Doch zum Ende der Ära Merkel stellt sich die Frage, ob ihre Amtszeit nicht vielleicht die große Ausnahme darstellt. Denn jetzt schickt die SPD mit Finanzminister Olaf Scholz einen früheren Hamburger Ersten Bürgermeister ins Rennen um das Kanzleramt. Und in der Union wird die K-Frage mit großer Wahrscheinlichkeit zwischen den Ministerpräsidenten Nordrhein-Westfalens und Bayerns entschieden.
Das liegt auch am neuerlichen Bedeutungsgewinn: Wenn Merkel bei den Bund-Länder-Runden von zwei Landeschefs eingerahmt auftritt, wirken diese wie Aufpasser. So groß die Zustimmungswerte der Kanzlerin nach fast 16 Jahren Amtszeit auch sind: In keiner Großkrise war Merkel derart abhängig von den Länderkollegen wie in der Pandemie. In der Schulden- und Flüchtlingskrise konnte sie weitgehend allein auf europäischer und internationaler Ebene agieren – und ließ sich auch von einem bayerischen Ministerpräsidenten nicht beirren.
Bei der Corona-Krise muss sie jedoch wegen der Länderzuständigkeiten im Infektionsschutzgesetz und für die Schulen regelrecht um Zustimmung für einzelne Maßnahmen betteln. Mehrmals klagte die Kanzlerin, dass sie seit Mitte Oktober mit nur mäßigem Erfolg versucht, die Länder auf einen härteren Corona-Kurs einzuschwören. Diese schütteln wiederum den Kopf, dass man in Berlin die Realität im Lande nicht verstehe.

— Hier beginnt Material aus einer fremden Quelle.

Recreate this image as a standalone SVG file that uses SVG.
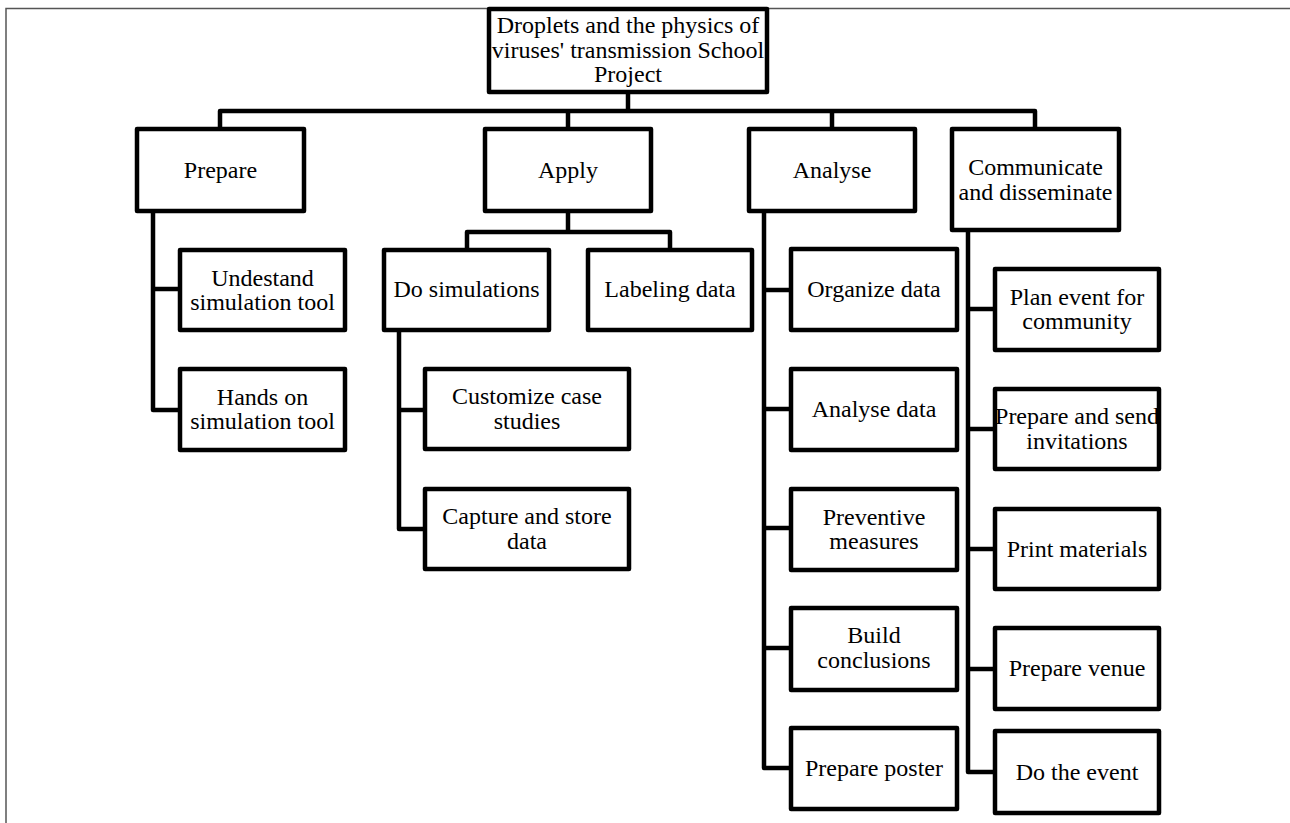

Wirklich genießen können die Ministerpräsidenten die derzeitige Macht aber nicht – dafür bietet die Pandemie zu viele Fallstricke auch für sie. Die 16 Landeshauptstädtler ziehen bei aller Kompetenz in den Corona-Maßnahmen ohnehin nicht mehr an einem Strang wie früher. Längst taugen die sogenannten A- und B-Runden der SPD- und Unions-geführten Länder vor Bundesratssitzungen nicht mehr für klare Vorabsprachen. In den 16 Ländern gibt es mittlerweile 14 verschiedene Koalitionsformationen. Dass Bund-Länder-Absprachen sofort wieder verwässert werden, liegt auch daran, dass die vermeintlich starken Frauen und Männer von ihren jeweiligen Koalitionspartnern zuhause schnell wieder auf Normalmaß geschrumpft werden.
Auch die Zuneigung zueinander ist übrigens begrenzt, wie Bayerns Ministerpräsident Söder vor kurzem deutlich machte. Auf dem Neujahrsempfang der CDU Nordrhein-Westfalens erzählte er, dass Laschet und er sich schon vor den Ministerpräsidenten-Treffen absprächen. In den MPK sage er dann meist nicht mehr viel. „Da reden am längsten diejenigen, die am kleinsten sind“, giftete er.